BEGIN

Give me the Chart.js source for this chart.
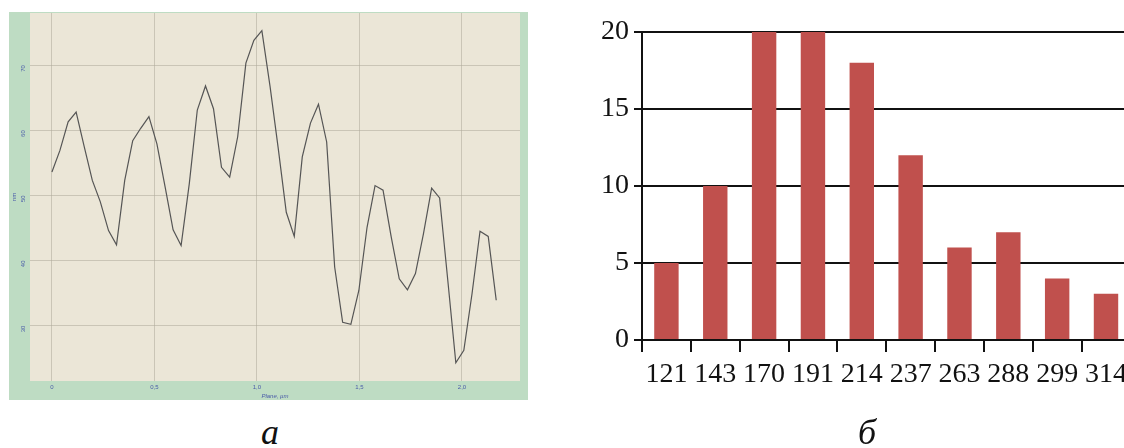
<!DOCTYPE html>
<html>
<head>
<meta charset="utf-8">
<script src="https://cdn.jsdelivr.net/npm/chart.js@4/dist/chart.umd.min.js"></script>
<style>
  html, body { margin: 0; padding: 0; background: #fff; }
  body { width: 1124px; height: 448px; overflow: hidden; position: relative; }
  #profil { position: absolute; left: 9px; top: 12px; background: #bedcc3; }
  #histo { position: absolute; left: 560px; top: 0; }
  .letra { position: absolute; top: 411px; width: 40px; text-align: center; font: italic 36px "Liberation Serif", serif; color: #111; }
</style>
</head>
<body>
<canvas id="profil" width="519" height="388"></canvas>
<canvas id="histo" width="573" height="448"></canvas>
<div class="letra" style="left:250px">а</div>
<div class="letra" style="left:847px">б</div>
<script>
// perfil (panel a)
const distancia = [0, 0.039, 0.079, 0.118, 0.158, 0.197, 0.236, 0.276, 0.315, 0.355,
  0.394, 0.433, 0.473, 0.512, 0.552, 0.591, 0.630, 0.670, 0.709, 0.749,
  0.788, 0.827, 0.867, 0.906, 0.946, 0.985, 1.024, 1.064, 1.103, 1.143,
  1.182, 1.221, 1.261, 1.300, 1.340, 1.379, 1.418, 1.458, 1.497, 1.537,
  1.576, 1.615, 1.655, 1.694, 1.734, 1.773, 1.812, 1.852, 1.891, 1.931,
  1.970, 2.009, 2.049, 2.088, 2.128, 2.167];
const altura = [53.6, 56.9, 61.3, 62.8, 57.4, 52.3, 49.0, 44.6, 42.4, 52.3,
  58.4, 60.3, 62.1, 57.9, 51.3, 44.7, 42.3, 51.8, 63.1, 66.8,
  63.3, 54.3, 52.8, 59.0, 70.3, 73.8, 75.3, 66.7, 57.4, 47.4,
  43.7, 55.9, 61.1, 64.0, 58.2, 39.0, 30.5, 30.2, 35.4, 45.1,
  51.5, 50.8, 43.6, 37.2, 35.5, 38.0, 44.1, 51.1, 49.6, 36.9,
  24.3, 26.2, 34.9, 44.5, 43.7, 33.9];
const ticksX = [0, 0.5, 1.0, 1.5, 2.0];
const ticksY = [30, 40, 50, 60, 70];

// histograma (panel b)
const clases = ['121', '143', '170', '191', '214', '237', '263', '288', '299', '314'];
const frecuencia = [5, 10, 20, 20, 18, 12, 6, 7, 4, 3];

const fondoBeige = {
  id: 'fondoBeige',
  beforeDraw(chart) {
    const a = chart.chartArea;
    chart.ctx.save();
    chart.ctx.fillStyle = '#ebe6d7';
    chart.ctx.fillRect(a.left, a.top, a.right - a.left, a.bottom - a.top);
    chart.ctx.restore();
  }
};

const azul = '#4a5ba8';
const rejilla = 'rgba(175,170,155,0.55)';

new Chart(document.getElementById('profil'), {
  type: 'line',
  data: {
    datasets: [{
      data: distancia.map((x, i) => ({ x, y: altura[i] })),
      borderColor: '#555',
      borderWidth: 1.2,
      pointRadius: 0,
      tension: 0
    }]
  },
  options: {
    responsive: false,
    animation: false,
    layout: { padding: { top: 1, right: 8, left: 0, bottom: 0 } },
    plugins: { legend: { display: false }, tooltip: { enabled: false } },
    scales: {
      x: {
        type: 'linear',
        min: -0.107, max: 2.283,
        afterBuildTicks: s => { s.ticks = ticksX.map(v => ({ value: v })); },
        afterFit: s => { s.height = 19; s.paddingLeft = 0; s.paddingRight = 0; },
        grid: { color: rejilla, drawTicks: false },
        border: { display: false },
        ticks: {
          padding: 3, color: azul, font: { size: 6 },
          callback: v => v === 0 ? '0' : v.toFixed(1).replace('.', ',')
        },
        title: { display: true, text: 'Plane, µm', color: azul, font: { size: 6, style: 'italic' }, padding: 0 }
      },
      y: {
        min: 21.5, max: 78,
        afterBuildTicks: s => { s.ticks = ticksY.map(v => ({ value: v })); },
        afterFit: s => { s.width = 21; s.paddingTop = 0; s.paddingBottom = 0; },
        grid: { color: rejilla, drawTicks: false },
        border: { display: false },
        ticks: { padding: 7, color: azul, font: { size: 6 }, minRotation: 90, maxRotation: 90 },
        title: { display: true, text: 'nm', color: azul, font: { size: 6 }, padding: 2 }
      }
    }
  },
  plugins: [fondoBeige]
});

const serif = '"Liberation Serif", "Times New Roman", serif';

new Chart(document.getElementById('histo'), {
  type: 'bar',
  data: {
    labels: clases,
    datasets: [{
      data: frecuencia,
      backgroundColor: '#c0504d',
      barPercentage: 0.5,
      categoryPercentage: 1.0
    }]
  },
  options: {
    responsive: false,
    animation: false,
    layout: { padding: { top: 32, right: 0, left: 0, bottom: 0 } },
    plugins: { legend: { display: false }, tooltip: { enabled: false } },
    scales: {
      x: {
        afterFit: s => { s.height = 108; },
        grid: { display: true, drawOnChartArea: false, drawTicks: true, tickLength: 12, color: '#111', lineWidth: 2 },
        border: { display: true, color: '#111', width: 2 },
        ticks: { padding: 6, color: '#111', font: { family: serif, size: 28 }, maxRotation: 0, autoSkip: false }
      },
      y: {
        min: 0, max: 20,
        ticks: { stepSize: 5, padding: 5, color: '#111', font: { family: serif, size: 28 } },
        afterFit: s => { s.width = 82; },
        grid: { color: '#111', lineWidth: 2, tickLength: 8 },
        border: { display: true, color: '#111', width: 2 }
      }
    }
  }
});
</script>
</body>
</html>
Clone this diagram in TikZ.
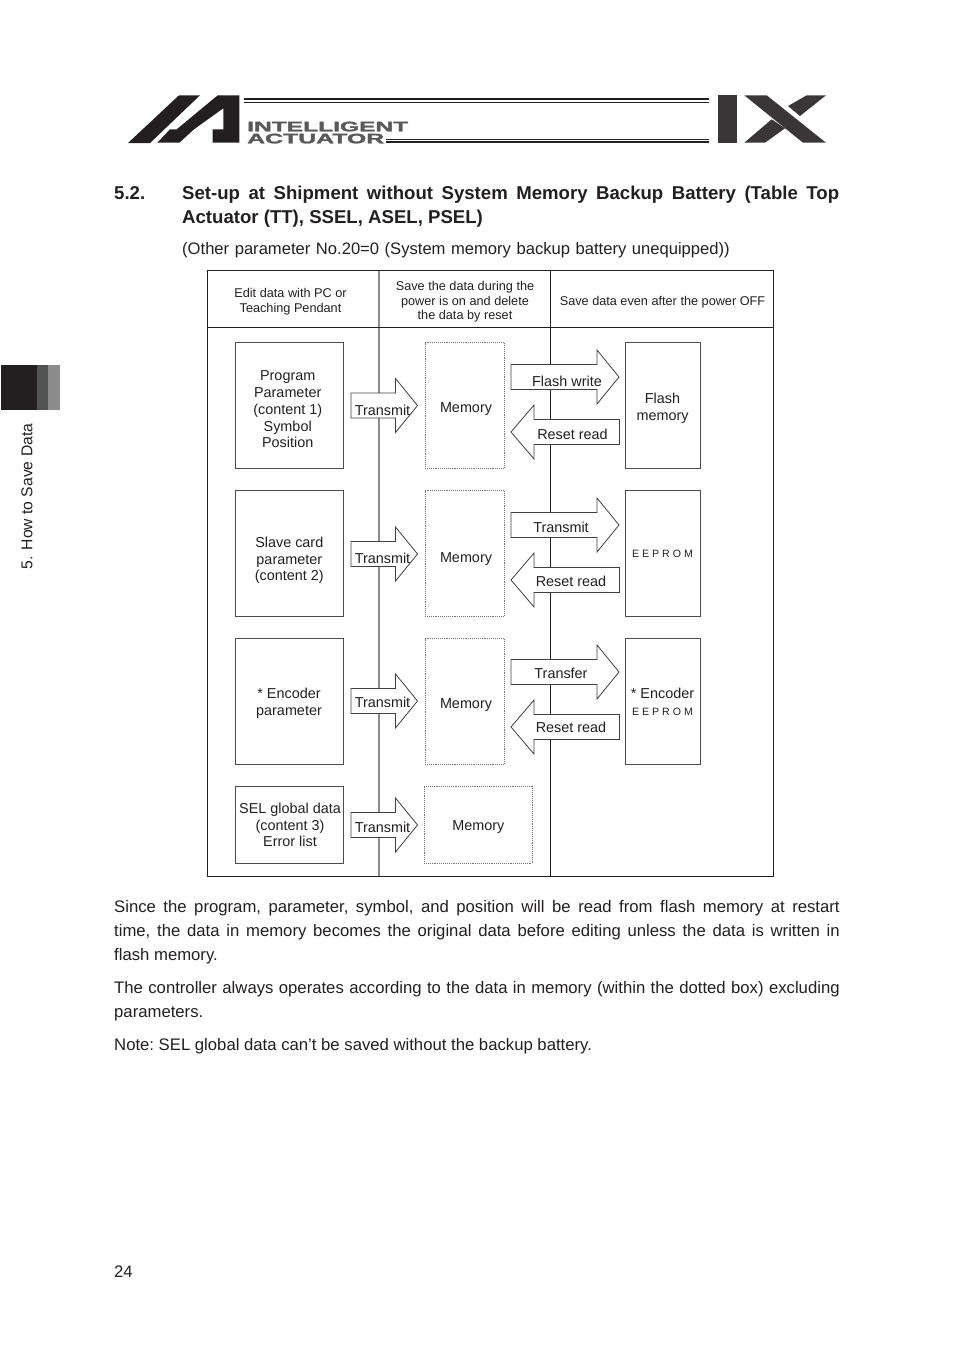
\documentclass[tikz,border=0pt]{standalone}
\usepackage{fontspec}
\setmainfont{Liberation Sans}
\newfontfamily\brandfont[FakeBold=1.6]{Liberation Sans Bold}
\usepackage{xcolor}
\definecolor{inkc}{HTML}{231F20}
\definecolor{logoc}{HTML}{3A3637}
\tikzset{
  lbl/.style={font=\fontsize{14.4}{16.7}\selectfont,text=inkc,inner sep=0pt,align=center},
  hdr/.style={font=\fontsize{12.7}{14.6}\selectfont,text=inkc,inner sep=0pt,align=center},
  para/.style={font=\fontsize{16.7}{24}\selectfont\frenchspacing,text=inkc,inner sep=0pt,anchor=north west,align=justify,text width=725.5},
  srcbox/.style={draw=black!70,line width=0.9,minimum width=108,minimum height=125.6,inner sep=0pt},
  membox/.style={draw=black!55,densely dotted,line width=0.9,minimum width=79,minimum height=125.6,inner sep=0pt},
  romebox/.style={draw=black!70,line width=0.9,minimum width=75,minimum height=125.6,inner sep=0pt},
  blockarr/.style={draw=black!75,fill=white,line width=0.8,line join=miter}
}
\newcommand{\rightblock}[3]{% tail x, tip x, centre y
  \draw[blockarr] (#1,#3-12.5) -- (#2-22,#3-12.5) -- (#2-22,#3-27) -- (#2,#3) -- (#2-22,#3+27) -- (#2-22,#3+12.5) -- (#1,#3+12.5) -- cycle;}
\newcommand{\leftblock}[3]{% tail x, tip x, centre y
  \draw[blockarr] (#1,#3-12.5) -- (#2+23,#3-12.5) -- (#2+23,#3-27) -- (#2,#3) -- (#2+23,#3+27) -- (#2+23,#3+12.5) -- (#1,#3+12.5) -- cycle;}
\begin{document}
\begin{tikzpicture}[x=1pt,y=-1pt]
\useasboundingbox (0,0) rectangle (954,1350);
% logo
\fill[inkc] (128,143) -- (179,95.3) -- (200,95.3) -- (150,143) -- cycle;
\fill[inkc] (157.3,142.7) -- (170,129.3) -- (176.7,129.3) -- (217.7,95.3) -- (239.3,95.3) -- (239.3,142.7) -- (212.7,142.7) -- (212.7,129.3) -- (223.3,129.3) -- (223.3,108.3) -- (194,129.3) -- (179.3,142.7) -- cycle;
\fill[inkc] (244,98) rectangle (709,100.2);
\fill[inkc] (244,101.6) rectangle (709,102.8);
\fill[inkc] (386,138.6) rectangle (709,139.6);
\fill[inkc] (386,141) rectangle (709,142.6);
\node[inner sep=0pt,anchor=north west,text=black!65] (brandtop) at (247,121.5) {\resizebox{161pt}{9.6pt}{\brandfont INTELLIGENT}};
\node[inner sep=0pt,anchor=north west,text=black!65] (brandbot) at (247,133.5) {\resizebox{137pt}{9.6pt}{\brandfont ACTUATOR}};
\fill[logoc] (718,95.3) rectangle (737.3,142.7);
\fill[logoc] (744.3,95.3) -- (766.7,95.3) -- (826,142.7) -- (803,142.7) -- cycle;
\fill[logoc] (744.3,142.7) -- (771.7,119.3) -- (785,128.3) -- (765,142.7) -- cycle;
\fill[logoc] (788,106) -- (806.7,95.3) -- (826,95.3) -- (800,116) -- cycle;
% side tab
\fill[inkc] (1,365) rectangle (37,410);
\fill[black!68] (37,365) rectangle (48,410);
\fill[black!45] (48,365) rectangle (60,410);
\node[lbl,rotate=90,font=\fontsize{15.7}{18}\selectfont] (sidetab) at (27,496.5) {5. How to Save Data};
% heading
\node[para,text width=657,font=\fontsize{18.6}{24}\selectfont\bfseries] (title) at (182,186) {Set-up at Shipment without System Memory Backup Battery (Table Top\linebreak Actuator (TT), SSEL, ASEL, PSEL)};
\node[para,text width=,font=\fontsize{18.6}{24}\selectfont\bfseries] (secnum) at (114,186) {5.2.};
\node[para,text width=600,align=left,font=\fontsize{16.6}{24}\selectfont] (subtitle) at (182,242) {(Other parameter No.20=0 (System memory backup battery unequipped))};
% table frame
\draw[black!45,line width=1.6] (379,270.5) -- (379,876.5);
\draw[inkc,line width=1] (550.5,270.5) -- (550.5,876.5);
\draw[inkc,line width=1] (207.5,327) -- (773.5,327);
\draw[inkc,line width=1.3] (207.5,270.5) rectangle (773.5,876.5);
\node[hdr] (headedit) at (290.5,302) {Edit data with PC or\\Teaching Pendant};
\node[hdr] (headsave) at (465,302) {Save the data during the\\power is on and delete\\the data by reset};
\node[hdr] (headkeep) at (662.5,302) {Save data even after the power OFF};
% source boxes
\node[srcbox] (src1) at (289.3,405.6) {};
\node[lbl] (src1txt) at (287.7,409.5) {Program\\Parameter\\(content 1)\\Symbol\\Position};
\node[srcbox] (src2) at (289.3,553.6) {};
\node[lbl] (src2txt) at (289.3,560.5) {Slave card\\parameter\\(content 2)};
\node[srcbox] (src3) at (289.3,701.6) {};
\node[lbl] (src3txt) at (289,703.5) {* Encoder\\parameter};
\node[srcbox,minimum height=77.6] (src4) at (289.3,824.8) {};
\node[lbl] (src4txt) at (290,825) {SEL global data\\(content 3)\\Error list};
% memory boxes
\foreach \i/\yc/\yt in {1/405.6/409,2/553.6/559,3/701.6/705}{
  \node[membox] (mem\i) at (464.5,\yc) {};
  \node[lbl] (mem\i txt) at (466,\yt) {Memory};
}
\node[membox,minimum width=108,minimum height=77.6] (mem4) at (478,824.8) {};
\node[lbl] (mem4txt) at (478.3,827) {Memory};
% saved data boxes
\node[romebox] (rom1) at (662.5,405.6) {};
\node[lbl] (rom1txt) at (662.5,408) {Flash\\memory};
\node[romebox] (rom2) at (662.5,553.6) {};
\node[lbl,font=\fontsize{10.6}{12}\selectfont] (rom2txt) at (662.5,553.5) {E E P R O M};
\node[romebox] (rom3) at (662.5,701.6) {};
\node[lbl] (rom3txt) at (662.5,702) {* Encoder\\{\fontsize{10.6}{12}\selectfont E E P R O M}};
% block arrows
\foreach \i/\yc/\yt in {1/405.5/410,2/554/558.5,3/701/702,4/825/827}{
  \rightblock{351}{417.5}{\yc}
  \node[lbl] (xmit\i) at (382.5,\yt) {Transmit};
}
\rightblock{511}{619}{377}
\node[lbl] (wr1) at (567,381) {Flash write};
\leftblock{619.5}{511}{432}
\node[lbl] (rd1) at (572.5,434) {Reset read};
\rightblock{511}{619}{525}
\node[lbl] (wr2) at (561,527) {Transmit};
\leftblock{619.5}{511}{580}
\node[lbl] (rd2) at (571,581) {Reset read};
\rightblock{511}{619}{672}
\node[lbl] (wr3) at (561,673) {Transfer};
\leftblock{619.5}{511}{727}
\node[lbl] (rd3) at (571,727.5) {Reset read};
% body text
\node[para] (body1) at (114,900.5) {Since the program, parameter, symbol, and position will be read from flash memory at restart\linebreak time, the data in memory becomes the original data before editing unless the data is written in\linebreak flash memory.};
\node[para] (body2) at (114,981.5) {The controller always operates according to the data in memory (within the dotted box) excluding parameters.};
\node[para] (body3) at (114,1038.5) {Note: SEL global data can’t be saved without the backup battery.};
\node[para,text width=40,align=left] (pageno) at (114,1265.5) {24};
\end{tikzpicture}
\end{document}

END

Please quote exactly the run of lines that starts the entries and ends at the line containing "const rejilla = 'rgba(175,170,155,0.55)';", leaving out every picture.

_Task output_
Give me the Chart.js source for this chart.
<!DOCTYPE html>
<html>
<head>
<meta charset="utf-8">
<script src="https://cdn.jsdelivr.net/npm/chart.js@4/dist/chart.umd.min.js"></script>
<style>
  html, body { margin: 0; padding: 0; background: #fff; }
  body { width: 1124px; height: 448px; overflow: hidden; position: relative; }
  #profil { position: absolute; left: 9px; top: 12px; background: #bedcc3; }
  #histo { position: absolute; left: 560px; top: 0; }
  .letra { position: absolute; top: 411px; width: 40px; text-align: center; font: italic 36px "Liberation Serif", serif; color: #111; }
</style>
</head>
<body>
<canvas id="profil" width="519" height="388"></canvas>
<canvas id="histo" width="573" height="448"></canvas>
<div class="letra" style="left:250px">а</div>
<div class="letra" style="left:847px">б</div>
<script>
// perfil (panel a)
const distancia = [0, 0.039, 0.079, 0.118, 0.158, 0.197, 0.236, 0.276, 0.315, 0.355,
  0.394, 0.433, 0.473, 0.512, 0.552, 0.591, 0.630, 0.670, 0.709, 0.749,
  0.788, 0.827, 0.867, 0.906, 0.946, 0.985, 1.024, 1.064, 1.103, 1.143,
  1.182, 1.221, 1.261, 1.300, 1.340, 1.379, 1.418, 1.458, 1.497, 1.537,
  1.576, 1.615, 1.655, 1.694, 1.734, 1.773, 1.812, 1.852, 1.891, 1.931,
  1.970, 2.009, 2.049, 2.088, 2.128, 2.167];
const altura = [53.6, 56.9, 61.3, 62.8, 57.4, 52.3, 49.0, 44.6, 42.4, 52.3,
  58.4, 60.3, 62.1, 57.9, 51.3, 44.7, 42.3, 51.8, 63.1, 66.8,
  63.3, 54.3, 52.8, 59.0, 70.3, 73.8, 75.3, 66.7, 57.4, 47.4,
  43.7, 55.9, 61.1, 64.0, 58.2, 39.0, 30.5, 30.2, 35.4, 45.1,
  51.5, 50.8, 43.6, 37.2, 35.5, 38.0, 44.1, 51.1, 49.6, 36.9,
  24.3, 26.2, 34.9, 44.5, 43.7, 33.9];
const ticksX = [0, 0.5, 1.0, 1.5, 2.0];
const ticksY = [30, 40, 50, 60, 70];

// histograma (panel b)
const clases = ['121', '143', '170', '191', '214', '237', '263', '288', '299', '314'];
const frecuencia = [5, 10, 20, 20, 18, 12, 6, 7, 4, 3];

const fondoBeige = {
  id: 'fondoBeige',
  beforeDraw(chart) {
    const a = chart.chartArea;
    chart.ctx.save();
    chart.ctx.fillStyle = '#ebe6d7';
    chart.ctx.fillRect(a.left, a.top, a.right - a.left, a.bottom - a.top);
    chart.ctx.restore();
  }
};

const azul = '#4a5ba8';
const rejilla = 'rgba(175,170,155,0.55)';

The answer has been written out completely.